STATED EXERCISE => Repeat the material below exactly, with no pictures.

* START DATASET EXCERPT *

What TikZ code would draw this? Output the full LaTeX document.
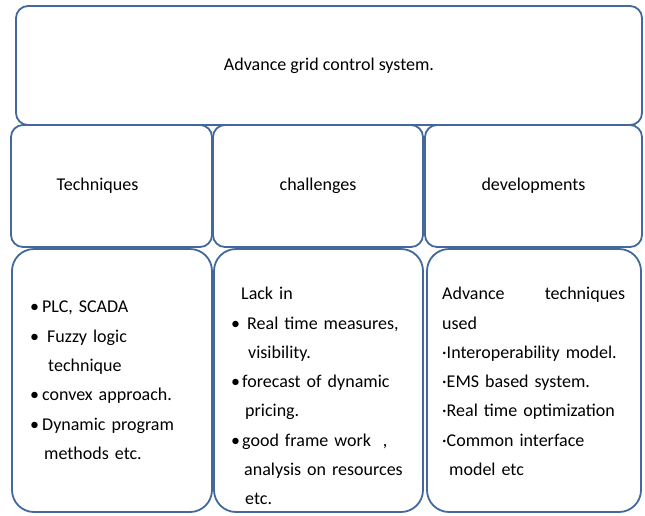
\documentclass[tikz,border=0pt]{standalone}
\usepackage{fontspec}
\setmainfont{Carlito}
\definecolor{boxblue}{RGB}{66,104,156}
\tikzset{
  gridbox/.style={draw=boxblue, line width=1.8pt, rounded corners=12pt, inner sep=0pt, font=\fontsize{18}{22}\selectfont},
  listbox/.style={gridbox, rounded corners=22pt},
  listtext/.style={anchor=north west, inner sep=0pt, text width=#1, align=left, font=\fontsize{18}{29.3}\selectfont},
}

\begin{document}
\begin{tikzpicture}[x=1pt, y=-1pt]
\useasboundingbox (0,0) rectangle (645,515);
% Top row
\node[gridbox, minimum width=626pt, minimum height=119pt] (top) at (329, 65.5) {Advance grid control system.};

% Second row
\node[gridbox, minimum width=201pt, minimum height=122pt] (tech) at (111.5, 186) {Techniques\hspace*{28pt}};
\node[gridbox, minimum width=210pt, minimum height=122pt] (chal) at (318, 186) {challenges};
\node[gridbox, minimum width=217pt, minimum height=122pt] (devl) at (533.5, 186) {developments};

% Third row
\node[listbox, minimum width=200pt, minimum height=263pt] (techL) at (112, 380.5) {};
\node[listbox, minimum width=209pt, minimum height=263pt] (chalL) at (318.5, 380.5) {};
\node[listbox, minimum width=214pt, minimum height=263pt] (devlL) at (534, 380.5) {};

% List texts
\node[listtext=172pt] (techT) at (30, 301) {%
  \makebox[12pt][l]{\textbullet}PLC, SCADA\\
  \makebox[17pt][l]{\textbullet}Fuzzy logic\\
  \hspace*{18pt}technique\\
  \makebox[12pt][l]{\textbullet}convex approach.\\
  \makebox[12pt][l]{\textbullet}Dynamic program\\
  \hspace*{14pt}methods etc.};
\node[listtext=182pt] (chalT) at (231, 287) {%
  \hspace*{10pt}Lack in\\
  \makebox[16pt][l]{\textbullet}Real time measures,\\
  \hspace*{17pt}visibility.\\
  \makebox[11pt][l]{\textbullet}forecast of dynamic\\
  \hspace*{14pt}pricing.\\
  \makebox[11pt][l]{\textbullet}good frame work\ \ ,\\
  \hspace*{13pt}analysis on resources\\
  \hspace*{14pt}etc.};
\node[listtext=183pt] (devlT) at (442, 287) {%
  Advance\hfill techniques\\
  used\\
  ·Interoperability model.\\
  ·EMS based system.\\
  ·Real time optimization\\
  ·Common interface\\
  \hspace*{7pt}model etc};
\end{tikzpicture}
\end{document}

* END DATASET EXCERPT *

EXERCISE RESULT =>
What TikZ code would draw this? Output the full LaTeX document.
\documentclass[tikz,border=0pt]{standalone}
\usepackage{fontspec}
\setmainfont{Carlito}
\definecolor{boxblue}{RGB}{66,104,156}
\tikzset{
  gridbox/.style={draw=boxblue, line width=1.8pt, rounded corners=12pt, inner sep=0pt, font=\fontsize{18}{22}\selectfont},
  listbox/.style={gridbox, rounded corners=22pt},
  listtext/.style={anchor=north west, inner sep=0pt, text width=#1, align=left, font=\fontsize{18}{29.3}\selectfont},
}

\begin{document}
\begin{tikzpicture}[x=1pt, y=-1pt]
\useasboundingbox (0,0) rectangle (645,515);
% Top row
\node[gridbox, minimum width=626pt, minimum height=119pt] (top) at (329, 65.5) {Advance grid control system.};

% Second row
\node[gridbox, minimum width=201pt, minimum height=122pt] (tech) at (111.5, 186) {Techniques\hspace*{28pt}};
\node[gridbox, minimum width=210pt, minimum height=122pt] (chal) at (318, 186) {challenges};
\node[gridbox, minimum width=217pt, minimum height=122pt] (devl) at (533.5, 186) {developments};

% Third row
\node[listbox, minimum width=200pt, minimum height=263pt] (techL) at (112, 380.5) {};
\node[listbox, minimum width=209pt, minimum height=263pt] (chalL) at (318.5, 380.5) {};
\node[listbox, minimum width=214pt, minimum height=263pt] (devlL) at (534, 380.5) {};

% List texts
\node[listtext=172pt] (techT) at (30, 301) {%
  \makebox[12pt][l]{\textbullet}PLC, SCADA\\
  \makebox[17pt][l]{\textbullet}Fuzzy logic\\
  \hspace*{18pt}technique\\
  \makebox[12pt][l]{\textbullet}convex approach.\\
  \makebox[12pt][l]{\textbullet}Dynamic program\\
  \hspace*{14pt}methods etc.};
\node[listtext=182pt] (chalT) at (231, 287) {%
  \hspace*{10pt}Lack in\\
  \makebox[16pt][l]{\textbullet}Real time measures,\\
  \hspace*{17pt}visibility.\\
  \makebox[11pt][l]{\textbullet}forecast of dynamic\\
  \hspace*{14pt}pricing.\\
  \makebox[11pt][l]{\textbullet}good frame work\ \ ,\\
  \hspace*{13pt}analysis on resources\\
  \hspace*{14pt}etc.};
\node[listtext=183pt] (devlT) at (442, 287) {%
  Advance\hfill techniques\\
  used\\
  ·Interoperability model.\\
  ·EMS based system.\\
  ·Real time optimization\\
  ·Common interface\\
  \hspace*{7pt}model etc};
\end{tikzpicture}
\end{document}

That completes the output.